Aim
Write again exactly the lines in the listing below, starting at the line with "What seaborn and" and ending at the line with "import numpy as np", both included. Pictures are not copied.

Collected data
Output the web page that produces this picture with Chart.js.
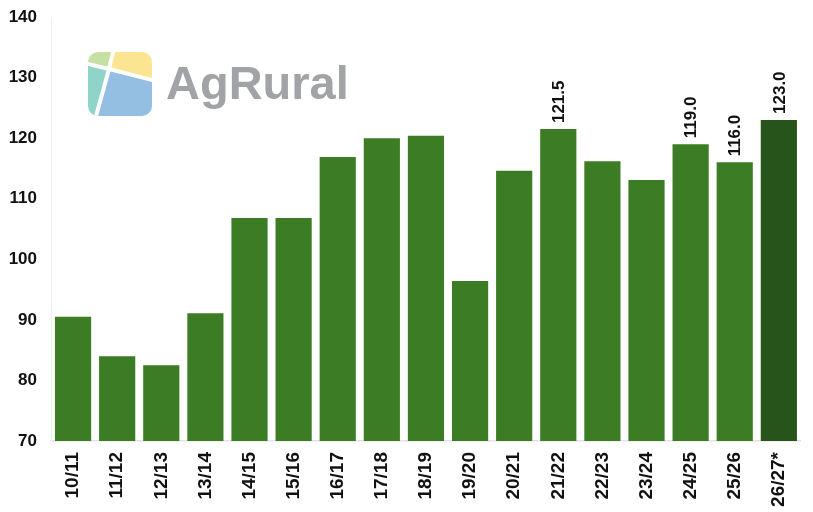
<!DOCTYPE html>
<html>
<head>
<meta charset="utf-8">
<script src="https://cdn.jsdelivr.net/npm/chart.js@4/dist/chart.umd.min.js"></script>
<style>
  html, body { margin: 0; padding: 0; background: #fff; }
  #wrap { width: 813px; height: 512px; position: relative; }
</style>
</head>
<body>
<div id="wrap"><canvas id="chart"></canvas></div>
<script>
// safras e estimativas (milhões de t)
const seasons = ['10/11', '11/12', '12/13', '13/14', '14/15', '15/16', '16/17', '17/18', '18/19',
  '19/20', '20/21', '21/22', '22/23', '23/24', '24/25', '25/26', '26/27*'];
const production = [90.5, 84.0, 82.5, 91.1, 106.8, 106.8, 116.9, 120.0, 120.4,
  96.4, 114.6, 121.5, 116.2, 113.1, 119.0, 116.0, 123.0];
const labeledSeasons = ['21/22', '24/25', '25/26', '26/27*'];
const yTicks = [70, 80, 90, 100, 110, 120, 130, 140];

const barGreen = '#3b7c24';
const barDark = '#27541a';
const font = 'Liberation Sans, Arial, sans-serif';
const narrow = 'Liberation Sans Narrow, Arial Narrow, sans-serif';

// rótulos de valor verticais acima das barras
const valueLabels = {
  id: 'valueLabels',
  afterDatasetsDraw(chart) {
    const { ctx } = chart;
    const meta = chart.getDatasetMeta(0);
    ctx.save();
    ctx.font = 'bold 17px ' + font;
    ctx.fillStyle = '#111';
    ctx.textAlign = 'left';
    ctx.textBaseline = 'middle';
    meta.data.forEach((bar, i) => {
      if (!labeledSeasons.includes(seasons[i])) return;
      ctx.save();
      ctx.translate(bar.x, bar.y - 6);
      ctx.rotate(-Math.PI / 2);
      ctx.fillText(production[i].toFixed(1), 0, 1);
      ctx.restore();
    });
    ctx.restore();
  }
};

// logo AgRural
const logo = {
  id: 'logo',
  afterDraw(chart) {
    const { ctx } = chart;
    ctx.save();
    ctx.beginPath();
    ctx.roundRect(88, 52, 64, 64, 10);
    ctx.clip();
    const c = [109, 69];
    const pieces = [
      ['#c6e0a4', [[88, 52], [113, 52], c, [88, 64]]],
      ['#fbe593', [[113, 52], [152, 52], [152, 80], c]],
      ['#8fd3c9', [[88, 64], c, [96, 116], [88, 116]]],
      ['#94bfe2', [c, [152, 80], [152, 116], [96, 116]]]
    ];
    pieces.forEach(([col, pts]) => {
      ctx.beginPath();
      pts.forEach((p, k) => (k ? ctx.lineTo(p[0], p[1]) : ctx.moveTo(p[0], p[1])));
      ctx.closePath();
      ctx.fillStyle = col;
      ctx.fill();
    });
    ctx.strokeStyle = '#fff';
    ctx.lineWidth = 4;
    ctx.beginPath();
    ctx.moveTo(86, 63.5); ctx.lineTo(c[0], c[1]); ctx.lineTo(154, 80.5);
    ctx.moveTo(113.5, 50); ctx.lineTo(c[0], c[1]); ctx.lineTo(95.5, 118);
    ctx.stroke();
    ctx.restore();

    ctx.save();
    ctx.font = 'bold 47px ' + font;
    ctx.fillStyle = '#a2a3a6';
    ctx.textBaseline = 'alphabetic';
    ctx.fillText('AgRural', 166, 99);
    ctx.restore();
  }
};

new Chart(document.getElementById('chart'), {
  type: 'bar',
  data: {
    labels: seasons,
    datasets: [{
      data: production,
      backgroundColor: seasons.map((s, i) => (i === seasons.length - 1 ? barDark : barGreen)),
      categoryPercentage: 0.82,
      barPercentage: 1.0
    }]
  },
  options: {
    responsive: true,
    maintainAspectRatio: false,
    animation: false,
    layout: { padding: { top: 17, right: 12, bottom: 0, left: 0 } },
    plugins: {
      legend: { display: false },
      tooltip: { enabled: false }
    },
    scales: {
      x: {
        afterFit: (axis) => { axis.height = 71; },
        grid: { display: false, drawTicks: false },
        border: { display: true, color: '#e3e3e3', width: 1.5 },
        ticks: {
          color: '#111',
          font: { family: narrow, size: 19, weight: 'bold' },
          minRotation: 90,
          maxRotation: 90,
          padding: 11,
          autoSkip: false
        }
      },
      y: {
        min: 70,
        max: 140,
        afterBuildTicks: (axis) => { axis.ticks = yTicks.map(v => ({ value: v })); },
        afterFit: (axis) => {
          axis.width = 51;
          axis.paddingTop = 0;
          axis.paddingBottom = 0;
        },
        grid: { display: false, drawTicks: false },
        border: { display: true, color: '#f0f0f0', width: 1 },
        ticks: {
          color: '#111',
          font: { family: font, size: 17, weight: 'bold' },
          padding: 14
        }
      }
    }
  },
  plugins: [valueLabels, logo]
});
</script>
</body>
</html>
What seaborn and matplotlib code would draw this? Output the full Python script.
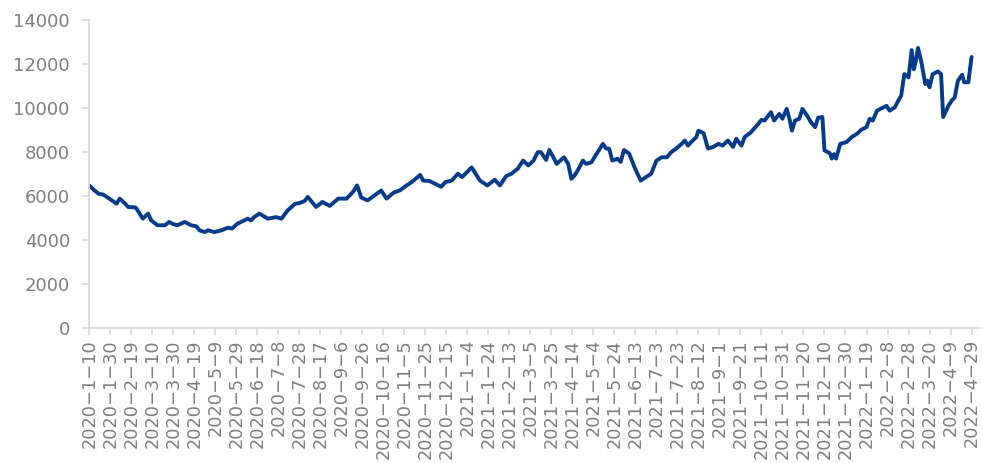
import matplotlib
matplotlib.use("Agg")
import matplotlib.pyplot as plt
import seaborn as sns
import pandas as pd
import numpy as np

dates = [
    "2020-01-10", "2020-01-15", "2020-01-19", "2020-01-23", "2020-01-27", "2020-01-30",
    "2020-02-05", "2020-02-08", "2020-02-13", "2020-02-16", "2020-02-23", "2020-02-25",
    "2020-03-01", "2020-03-06", "2020-03-09", "2020-03-15", "2020-03-22", "2020-03-26",
    "2020-03-30", "2020-04-03", "2020-04-10", "2020-04-16", "2020-04-21", "2020-04-24",
    "2020-04-29", "2020-05-02", "2020-05-08", "2020-05-15", "2020-05-21", "2020-05-25",
    "2020-05-30", "2020-06-09", "2020-06-12", "2020-06-15", "2020-06-20", "2020-06-28",
    "2020-07-06", "2020-07-11", "2020-07-17", "2020-07-24", "2020-07-28", "2020-08-02",
    "2020-08-05", "2020-08-13", "2020-08-19", "2020-08-26", "2020-09-03", "2020-09-11",
    "2020-09-17", "2020-09-21", "2020-09-25", "2020-10-01", "2020-10-14", "2020-10-19",
    "2020-10-26", "2020-11-01", "2020-11-07", "2020-11-12", "2020-11-20", "2020-11-23",
    "2020-11-29", "2020-12-04", "2020-12-10", "2020-12-14", "2020-12-20", "2020-12-26",
    "2020-12-30", "2021-01-08", "2021-01-16", "2021-01-23", "2021-01-30", "2021-02-04",
    "2021-02-10", "2021-02-15", "2021-02-18", "2021-02-21", "2021-02-26", "2021-03-03",
    "2021-03-08", "2021-03-12", "2021-03-15", "2021-03-20", "2021-03-23", "2021-03-26",
    "2021-03-30", "2021-04-06", "2021-04-10", "2021-04-13", "2021-04-16", "2021-04-19",
    "2021-04-24", "2021-04-27", "2021-05-02", "2021-05-08", "2021-05-13", "2021-05-16",
    "2021-05-19", "2021-05-22", "2021-05-27", "2021-05-30", "2021-06-02", "2021-06-07",
    "2021-06-12", "2021-06-18", "2021-06-23", "2021-06-28", "2021-07-03", "2021-07-08",
    "2021-07-13", "2021-07-17", "2021-07-22", "2021-07-27", "2021-07-30", "2021-08-02",
    "2021-08-05", "2021-08-10", "2021-08-12", "2021-08-17", "2021-08-21", "2021-08-26",
    "2021-08-31", "2021-09-04", "2021-09-09", "2021-09-14", "2021-09-17", "2021-09-22",
    "2021-09-25", "2021-10-01", "2021-10-08", "2021-10-11", "2021-10-14", "2021-10-20",
    "2021-10-23", "2021-10-28", "2021-10-31", "2021-11-04", "2021-11-07", "2021-11-09",
    "2021-11-12", "2021-11-16", "2021-11-19", "2021-11-24", "2021-11-27", "2021-12-01",
    "2021-12-04", "2021-12-08", "2021-12-10", "2021-12-15", "2021-12-17", "2021-12-19",
    "2021-12-21", "2021-12-25", "2021-12-31", "2022-01-05", "2022-01-10", "2022-01-14",
    "2022-01-19", "2022-01-22", "2022-01-25", "2022-01-29", "2022-02-03", "2022-02-07",
    "2022-02-10", "2022-02-15", "2022-02-18", "2022-02-21", "2022-02-24", "2022-02-28",
    "2022-03-03", "2022-03-05", "2022-03-07", "2022-03-09", "2022-03-12", "2022-03-16",
    "2022-03-18", "2022-03-20", "2022-03-23", "2022-03-28", "2022-03-31", "2022-04-02",
    "2022-04-07", "2022-04-10", "2022-04-13", "2022-04-16", "2022-04-20", "2022-04-22",
    "2022-04-26", "2022-04-29",
]

values = [
    6480, 6250, 6100, 6070, 5950, 5850,
    5650, 5880, 5660, 5500, 5480, 5350,
    4970, 5200, 4890, 4670, 4670, 4820,
    4720, 4670, 4820, 4670, 4620, 4440,
    4360, 4440, 4360, 4440, 4560, 4520,
    4740, 4970, 4890, 5040, 5200, 4970,
    5040, 4970, 5350, 5650, 5680, 5770,
    5960, 5500, 5730, 5550, 5880, 5880,
    6180, 6480, 5930, 5800, 6250, 5880,
    6160, 6260, 6480, 6630, 6960, 6700,
    6680, 6560, 6420, 6630, 6700, 7010,
    6860, 7300, 6700, 6480, 6740, 6480,
    6910, 7010, 7130, 7240, 7610, 7390,
    7610, 7990, 7990, 7640, 8090, 7840,
    7460, 7760, 7460, 6780, 6930, 7160,
    7610, 7460, 7530, 7990, 8370, 8160,
    8150, 7610, 7690, 7550, 8090, 7930,
    7320, 6700, 6860, 7010, 7610, 7760,
    7760, 7990, 8160, 8370, 8520, 8290,
    8450, 8680, 8970, 8850, 8160, 8230,
    8370, 8290, 8520, 8230, 8600, 8290,
    8680, 8900, 9280, 9460, 9430, 9810,
    9430, 9730, 9510, 9960, 9430, 8970,
    9430, 9510, 9960, 9610, 9360, 9130,
    9560, 9590, 8070, 7950, 7700, 7900,
    7700, 8370, 8450, 8680, 8830, 9010,
    9130, 9510, 9430, 9880, 10000, 10100,
    9880, 10030, 10310, 10560, 11540, 11390,
    12630, 11760, 12140, 12730, 12140, 11090,
    11240, 10940, 11540, 11660, 11540, 9590,
    10100, 10330, 10480, 11240, 11510, 11170,
    11170, 12320,
]

tick_start = "2020-01-10"
tick_end = "2022-04-29"
tick_step_days = 20
y_ticks = [0, 2000, 4000, 6000, 8000, 10000, 12000, 14000]

df = pd.DataFrame({"date": pd.to_datetime(dates), "value": values})

sns.set_theme(style="white")
plt.rcParams["font.family"] = ["DejaVu Sans"]

fig = plt.figure(figsize=(9.82, 4.63), dpi=100)
ax = fig.add_axes([0.0909, 0.2916, 0.907, 0.6652])

line_color = "#053B8A"
sns.lineplot(data=df, x="date", y="value", ax=ax, color=line_color, linewidth=2.8)
for ln in ax.get_lines():
    ln.set_solid_joinstyle("round")
    ln.set_solid_capstyle("round")

tick_dates = pd.date_range(tick_start, tick_end, freq=f"{tick_step_days}D")
ax.set_xticks(tick_dates)
ax.set_xticklabels([f"{d.year}\u2212{d.month}\u2212{d.day}" for d in tick_dates],
                   rotation=90, fontsize=12.8, color="#7F7F7F")
ax.set_xlim(pd.Timestamp(tick_start), pd.Timestamp("2022-05-07"))

ax.set_ylim(0, 14000)
ax.set_yticks(y_ticks)
ax.set_yticklabels([str(v) for v in y_ticks], fontsize=13, color="#7F7F7F")

ax.set_xlabel("")
ax.set_ylabel("")
for s in ["top", "right"]:
    ax.spines[s].set_visible(False)
for s in ["left", "bottom"]:
    ax.spines[s].set_color("#D9D9D9")
    ax.spines[s].set_linewidth(1.3)
ax.tick_params(axis="both", which="major", length=5, width=1.2, color="#D9D9D9",
               direction="out", bottom=True, left=True)
ax.tick_params(axis="y", pad=9)
ax.tick_params(axis="x", pad=3)
ax.grid(False)

fig.savefig("out.png", dpi=100)
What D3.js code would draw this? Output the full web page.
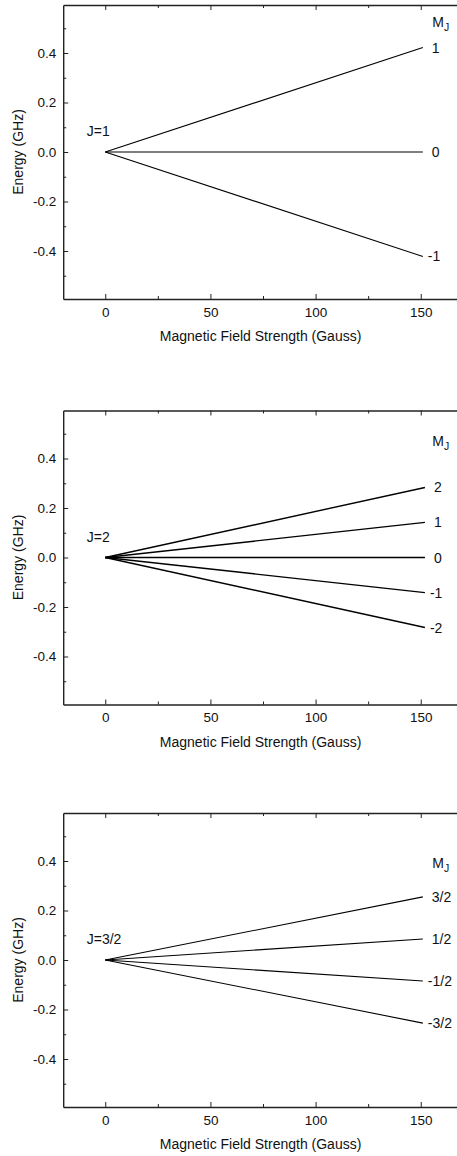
<!DOCTYPE html>
<html>
<head>
<meta charset="utf-8">
<script src="https://cdn.jsdelivr.net/npm/d3@7"></script>
<style>
  body { margin: 0; background: #fff; }
  svg { display: block; font-family: "Liberation Sans", Arial, sans-serif; }
  .axis path, .axis line { stroke: #222; }
  .axis path { stroke-width: 1.4; }
  .axis text { font-size: 13.5px; fill: #111; font-family: "Liberation Sans", Arial, sans-serif; }
  .lbl { font-size: 14px; fill: #111; }
</style>
</head>
<body>
<div id="canvas"></div>
<script>
// field value at which every level ends (Gauss)
const fieldEnd = [151, 152, 151];

// panel labels
const jLabels = ["J=1", "J=2", "J=3/2"];

// M_J labels and energies at the end of the sweep (GHz)
const mjJ1 = ["1", "0", "-1"];
const eJ1 = [0.422, 0, -0.422];
const mjJ2 = ["2", "1", "0", "-1", "-2"];
const eJ2 = [0.283, 0.142, 0, -0.142, -0.283];
const mjJ32 = ["3/2", "1/2", "-1/2", "-3/2"];
const eJ32 = [0.255, 0.085, -0.085, -0.255];

// height (GHz) of the "M_J" header in each panel
const headerE = [0.505, 0.45, 0.37];

const xTicks = [0, 50, 100, 150];
const xMinor = [25, 75, 125];
const yTicks = [-0.4, -0.2, 0.0, 0.2, 0.4];
const yMinor = [-0.5, -0.3, -0.1, 0.1, 0.3, 0.5];

const panels = [
  {mj: mjJ1, e: eJ1},
  {mj: mjJ2, e: eJ2},
  {mj: mjJ32, e: eJ32}
];

const W = 457, H = 1156;
const tops = [5, 410.5, 813];
const plotH = 294;
const left = 63.2, right = 462.8;

let svg = d3.select("#canvas").append("svg")
  .attr("width", W)
  .attr("height", H);

let x = d3.scaleLinear().domain([-20, 170]).range([left, right]);

panels.forEach(function(p, i) {
  let top = tops[i];
  let y = d3.scaleLinear().domain([-0.594, 0.594]).range([top + plotH, top]);
  let g = svg.append("g");

  // minor ticks first
  g.append("g").attr("class", "axis")
    .attr("transform", "translate(0," + (top + plotH) + ")")
    .call(d3.axisBottom(x).tickValues(xMinor).tickSize(-3).tickFormat(""))
    .select("path").remove();
  g.append("g").attr("class", "axis")
    .attr("transform", "translate(0," + top + ")")
    .call(d3.axisTop(x).tickValues(xMinor).tickSize(-3).tickFormat(""))
    .select("path").remove();
  g.append("g").attr("class", "axis")
    .attr("transform", "translate(" + left + ",0)")
    .call(d3.axisLeft(y).tickValues(yMinor).tickSize(-3).tickFormat(""))
    .select("path").remove();
  g.append("g").attr("class", "axis")
    .attr("transform", "translate(" + right + ",0)")
    .call(d3.axisRight(y).tickValues(yMinor).tickSize(-3).tickFormat(""))
    .select("path").remove();

  // major axes
  g.append("g").attr("class", "axis")
    .attr("transform", "translate(0," + (top + plotH) + ")")
    .call(d3.axisBottom(x).tickValues(xTicks).tickSizeInner(-5).tickSizeOuter(0).tickPadding(8));
  g.append("g").attr("class", "axis")
    .attr("transform", "translate(0," + top + ")")
    .call(d3.axisTop(x).tickValues(xTicks).tickSizeInner(-5).tickSizeOuter(0).tickFormat(""));
  g.append("g").attr("class", "axis")
    .attr("transform", "translate(" + left + ",0)")
    .call(d3.axisLeft(y).tickValues(yTicks).tickSizeInner(-5).tickSizeOuter(0).tickPadding(7)
      .tickFormat(d => d.toFixed(1)));
  g.append("g").attr("class", "axis")
    .attr("transform", "translate(" + right + ",0)")
    .call(d3.axisRight(y).tickValues(yTicks).tickSizeInner(-5).tickSizeOuter(0).tickFormat(""));

  // axis titles
  g.append("text").attr("class", "lbl")
    .attr("x", (left + 458) / 2)
    .attr("y", top + plotH + 42)
    .attr("text-anchor", "middle")
    .text("Magnetic Field Strength (Gauss)");
  g.append("text").attr("class", "lbl")
    .attr("transform", "translate(23," + (top + plotH / 2) + ") rotate(-90)")
    .attr("text-anchor", "middle")
    .text("Energy (GHz)");

  // Zeeman levels
  let line = d3.line().x(d => x(d[0])).y(d => y(d[1]));
  p.e.forEach(function(e, k) {
    g.append("path")
      .attr("d", line([[0, 0], [fieldEnd[i], e]]))
      .attr("fill", "none")
      .attr("stroke", "#000")
      .attr("stroke-width", i == 1 ? 1.4 : 1.1);
    g.append("text").attr("class", "lbl")
      .attr("x", x(fieldEnd[i]) + (p.mj[k][0] == "-" ? 5 : 9))
      .attr("y", y(e) + 5)
      .text(p.mj[k]);
  });

  // labels
  g.append("text").attr("class", "lbl")
    .attr("x", x(-8.8))
    .attr("y", y(0.063))
    .text(jLabels[i]);
  let hdr = g.append("text").attr("class", "lbl")
    .attr("x", x(155.5))
    .attr("y", y(headerE[i]));
  hdr.append("tspan").text("M");
  hdr.append("tspan").attr("dy", 4).style("font-size", "10.5px").text("J");
});
</script>
</body>
</html>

The output
What seaborn and matplotlib code would draw this? Output the full Python script.
import matplotlib
matplotlib.use("Agg")
import matplotlib.pyplot as plt
import seaborn as sns
import pandas as pd
import numpy as np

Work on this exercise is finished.